Imported Chinese granite to be used for Marischal Square development
It has emerged the £107 million city centre project will use 180 tons of rock from the Far East despite the stone being synonymous with the Granite City.
Offices and a hotel are to be built on the site of the former council HQ, opposite the second-largest granite building in Europe, Marischal College.
The decision has sparked criticism from opponents, with Bill Skidmore, of the Reject Marischal Square group, saying: “Importing cheap Chinese granite for a building opposite the magnificent Marischal College is sacrilege and adds insult to injury.”
SNP councillor Graham Dickson, who voted against the development, added: “This is another huge disappointment from Marischal Square – not only are we getting an eyesore but it won’t even contain local materials.”
And Randald Rennie, of local supplier A&J Robertson Granite, believes the Labour-led council “should have looked at using reclaimed granite”.
He added: “It may have cost a little more but it would have been much more in keeping with our heritage.”
Muse Developments, the firm behind the project, insisted it held an “exhaustive tendering protest” before deciding to source the materials from China, while a council spokesman said the sourcing of materials was a matter for the contractor.
The city’s Rubislaw quarry closed down in 1971 but sites in Kemnay and Corrennie in Aberdeenshire still produce the stone for building developments.
The granite is expected to arrive at Aberdeen harbour in the spring.
Despite the controversy, a local granite merchant defended the decision.
John Forbes of Bon Accord Granite said: “What people don’t understand is we haven’t built a major building out of north-east granite for the last 30 years, at least. It’s down to price.
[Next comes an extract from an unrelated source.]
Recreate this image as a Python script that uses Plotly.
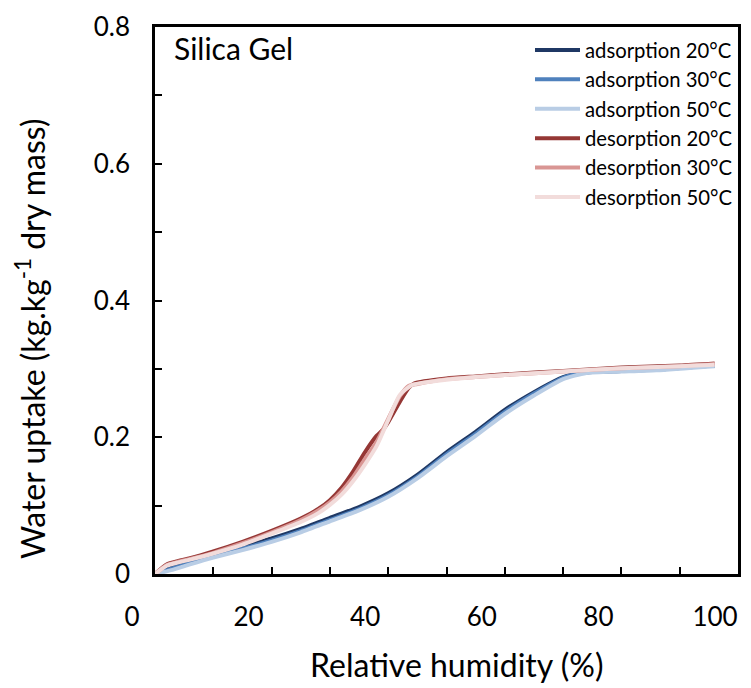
import plotly.graph_objects as go

# ---------------- data ----------------
ads20_rh = [0, 3, 6, 10, 15, 20, 25, 30, 35, 40, 45, 50, 55, 60, 65, 70, 74, 80, 86, 96]
ads20_w  = [0, 0.010, 0.019, 0.029, 0.040, 0.052, 0.066, 0.082, 0.098, 0.118, 0.145, 0.178, 0.208, 0.240, 0.266, 0.288, 0.295, 0.297, 0.299, 0.305]

ads30_rh = [0, 3, 6, 10, 15, 20, 25, 30, 35, 40, 45, 50, 55, 60, 65, 70, 74, 80, 86, 96]
ads30_w  = [0, 0.008, 0.016, 0.026, 0.037, 0.049, 0.063, 0.079, 0.095, 0.115, 0.142, 0.175, 0.205, 0.237, 0.264, 0.287, 0.295, 0.297, 0.299, 0.305]

ads50_rh = [0, 3, 6, 10, 15, 20, 25, 30, 35, 40, 45, 50, 55, 60, 65, 70, 74, 80, 86, 96]
ads50_w  = [0, 0.006, 0.014, 0.024, 0.035, 0.047, 0.061, 0.077, 0.093, 0.113, 0.140, 0.172, 0.202, 0.234, 0.261, 0.285, 0.294, 0.296, 0.298, 0.304]

des20_rh = [0, 2, 4, 6, 10, 15, 20, 25, 28, 30, 32, 34, 36, 38, 39, 40, 42, 43.5, 44.5, 50, 55, 60, 70, 80, 90, 96]
des20_w  = [0, 0.014, 0.019, 0.023, 0.033, 0.047, 0.063, 0.081, 0.095, 0.108, 0.126, 0.150, 0.178, 0.202, 0.210, 0.222, 0.252, 0.272, 0.279, 0.286, 0.289, 0.292, 0.297, 0.302, 0.305, 0.308]

des30_rh = [0, 2, 4, 6, 10, 15, 20, 25, 28, 30, 32, 34, 36, 38, 40, 42, 43.5, 45, 50, 55, 60, 70, 80, 90, 96]
des30_w  = [0, 0.013, 0.018, 0.022, 0.031, 0.045, 0.061, 0.079, 0.093, 0.105, 0.121, 0.142, 0.168, 0.193, 0.227, 0.260, 0.275, 0.278, 0.285, 0.288, 0.291, 0.296, 0.301, 0.304, 0.307]

des50_rh = [0, 2, 4, 6, 10, 15, 20, 25, 28, 30, 32, 34, 36, 38, 40, 42, 44, 45.5, 50, 55, 60, 70, 80, 90, 96]
des50_w  = [0, 0.012, 0.017, 0.021, 0.030, 0.043, 0.059, 0.076, 0.089, 0.101, 0.116, 0.136, 0.160, 0.187, 0.225, 0.262, 0.276, 0.279, 0.284, 0.288, 0.291, 0.296, 0.301, 0.304, 0.306]

series_names = ["adsorption 20°C", "adsorption 30°C", "adsorption 50°C",
                "desorption 20°C", "desorption 30°C", "desorption 50°C"]
series_x = [ads20_rh, ads30_rh, ads50_rh, des20_rh, des30_rh, des50_rh]
series_y = [ads20_w, ads30_w, ads50_w, des20_w, des30_w, des50_w]
series_colors = ["#1F3864", "#4F81BD", "#B9CDE5", "#953735", "#D99694", "#F2DCDB"]

x_ticks = [0, 20, 40, 60, 80, 100]
x_ticktext = ["0", "20", "40", "60", "80", "100"]
y_ticks = [0, 0.2, 0.4, 0.6, 0.8]
y_ticktext = ["0", "0.2", "0.4", "0.6", "0.8"]

FONT = "Lato"

fig = go.Figure()
for name, xs, ys, col in zip(series_names, series_x, series_y, series_colors):
    fig.add_trace(go.Scatter(x=xs, y=ys, mode="lines", name=name,
                             line=dict(color=col, width=4, shape="spline", smoothing=0.6)))

tick_style = dict(ticks="inside", ticklen=7, tickwidth=2, tickcolor="black")

fig.update_layout(
    width=751, height=688,
    margin=dict(l=155, r=10, t=26, b=114),
    paper_bgcolor="white", plot_bgcolor="white",
    font=dict(family=FONT, color="black"),
    showlegend=True,
    legend=dict(x=1.0, xanchor="right", y=0.994, yanchor="top",
                bgcolor="rgba(0,0,0,0)", font=dict(size=20.3, family=FONT),
                itemwidth=45, tracegroupgap=0),
    xaxis=dict(range=[0, 100], tickmode="array", tickvals=x_ticks, ticktext=x_ticktext,
               **tick_style,
               minor=dict(dtick=10, tick0=0, showgrid=False, **tick_style),
               showline=True, linewidth=2.5, linecolor="black", mirror=True,
               showgrid=False, zeroline=False,
               tickfont=dict(size=26, family=FONT),
               ticklabelshift=-23, ticklabelstandoff=18),
    yaxis=dict(range=[0, 0.8], tickmode="array", tickvals=y_ticks, ticktext=y_ticktext,
               **tick_style,
               minor=dict(dtick=0.1, tick0=0, showgrid=False, **tick_style),
               showline=True, linewidth=2.5, linecolor="black", mirror=True,
               showgrid=False, zeroline=False,
               tickfont=dict(size=26, family=FONT),
               ticklabelstandoff=17),
    annotations=[
        dict(text="Silica Gel", xref="paper", yref="paper", x=(172 - 155) / 586, y=(574 - 47) / 548,
             xanchor="left", yanchor="middle", showarrow=False, font=dict(size=30, family=FONT)),
        dict(text="Relative humidity (%)", xref="paper", yref="paper", x=(458 - 155) / 586,
             y=(574 - 665) / 548, xanchor="center", yanchor="middle", showarrow=False,
             font=dict(size=32, family=FONT)),
        dict(text="Water uptake (kg.kg<sup>-1</sup> dry mass)", xref="paper", yref="paper",
             x=(30 - 155) / 586, y=(574 - 338) / 548, xanchor="center", yanchor="middle",
             textangle=-90, showarrow=False, font=dict(size=32, family=FONT)),
    ],
)

fig.write_html("out.html")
If I don’t supply Chinese granite, others will.”
Earlier this month Muse revealed that Aberdeen-based companies will benefit from an additional £4m of new business during the project’s construction phase.
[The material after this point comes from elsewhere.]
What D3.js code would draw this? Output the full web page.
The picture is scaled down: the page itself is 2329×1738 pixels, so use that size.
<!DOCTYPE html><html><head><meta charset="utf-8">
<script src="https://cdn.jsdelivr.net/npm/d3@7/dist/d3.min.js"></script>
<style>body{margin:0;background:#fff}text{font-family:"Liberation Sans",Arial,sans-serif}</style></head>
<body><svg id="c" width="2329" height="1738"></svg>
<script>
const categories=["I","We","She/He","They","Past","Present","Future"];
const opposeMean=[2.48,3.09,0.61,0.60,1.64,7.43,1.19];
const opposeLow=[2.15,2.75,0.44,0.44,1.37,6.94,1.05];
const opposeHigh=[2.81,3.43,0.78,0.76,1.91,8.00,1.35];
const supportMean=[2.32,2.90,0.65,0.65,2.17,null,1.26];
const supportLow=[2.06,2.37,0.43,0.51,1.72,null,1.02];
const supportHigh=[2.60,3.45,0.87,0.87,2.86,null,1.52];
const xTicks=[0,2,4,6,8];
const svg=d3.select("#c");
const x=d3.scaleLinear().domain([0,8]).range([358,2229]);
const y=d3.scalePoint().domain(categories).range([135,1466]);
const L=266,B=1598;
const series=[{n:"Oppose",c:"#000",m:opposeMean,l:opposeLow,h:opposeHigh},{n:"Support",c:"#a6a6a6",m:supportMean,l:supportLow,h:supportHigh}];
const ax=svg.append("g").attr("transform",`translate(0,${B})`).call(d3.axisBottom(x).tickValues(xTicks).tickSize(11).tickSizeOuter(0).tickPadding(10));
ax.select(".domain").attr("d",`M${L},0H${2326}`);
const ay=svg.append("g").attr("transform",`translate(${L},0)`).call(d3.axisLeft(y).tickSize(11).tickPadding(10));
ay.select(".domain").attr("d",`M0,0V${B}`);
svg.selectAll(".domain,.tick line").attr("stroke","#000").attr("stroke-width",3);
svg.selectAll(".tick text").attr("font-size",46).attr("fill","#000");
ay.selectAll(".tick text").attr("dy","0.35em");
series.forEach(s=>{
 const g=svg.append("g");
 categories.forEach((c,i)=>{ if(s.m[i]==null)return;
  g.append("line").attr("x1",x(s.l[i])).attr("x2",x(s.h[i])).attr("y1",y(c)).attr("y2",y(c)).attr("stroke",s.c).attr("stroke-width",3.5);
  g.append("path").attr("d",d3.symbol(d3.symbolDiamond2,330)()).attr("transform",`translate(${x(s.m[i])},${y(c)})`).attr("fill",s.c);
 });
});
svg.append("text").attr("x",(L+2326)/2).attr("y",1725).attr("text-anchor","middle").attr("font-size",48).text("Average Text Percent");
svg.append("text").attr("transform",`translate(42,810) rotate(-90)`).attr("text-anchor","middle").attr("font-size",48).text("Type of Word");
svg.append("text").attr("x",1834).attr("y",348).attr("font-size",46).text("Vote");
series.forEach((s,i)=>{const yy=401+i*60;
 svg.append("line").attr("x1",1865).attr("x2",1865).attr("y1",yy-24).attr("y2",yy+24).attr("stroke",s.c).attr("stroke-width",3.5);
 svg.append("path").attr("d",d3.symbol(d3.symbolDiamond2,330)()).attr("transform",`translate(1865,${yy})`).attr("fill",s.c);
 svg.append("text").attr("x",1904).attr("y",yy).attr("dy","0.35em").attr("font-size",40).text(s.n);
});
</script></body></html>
The new contracts, which will take effect from January next year, follow an earlier spend of £11m with local business on the project.
More than 50 local businesses are in discussion with Marischal Square construction and infrastructure contractor, Morgan Sindall, to provide a range of new services for the development, including the supply of joinery, flooring, tiling, scaffolding and cleaning services during the 116-week construction programme.
There are a total of 21 work packages currently available for the development and more than 60 local representatives of the firms involved have been in face-to-face discussions with the Morgan Sindall team at a ‘Meet the Buyer’ event to gain additional information around the opportunities available.
Muse regional director for Scotland, Steve Turner, said the move was a ‘win-win’ situation for all involved.
“The ambition from day one was to make Marischal Square work for all involved and deliver a transformational development which would provide significant employment and business opportunities for this vital city centre area,” he added.
“By talking to local businesses first, they too can share in the investment we are making in Marischal Square and if that helps sustain or create new jobs in the process then the development will already be making a positive impact on the economy in Aberdeen.
“We believe the mix of Grade ‘A’ office space, bar/restaurant facilities and the greatly improved environment around Provost Skene’s House will be in the right place at the right time to deliver opportunities for the city and we are delighted to have local companies help us make that happen.”
Marischal Square will open in the summer of 2017.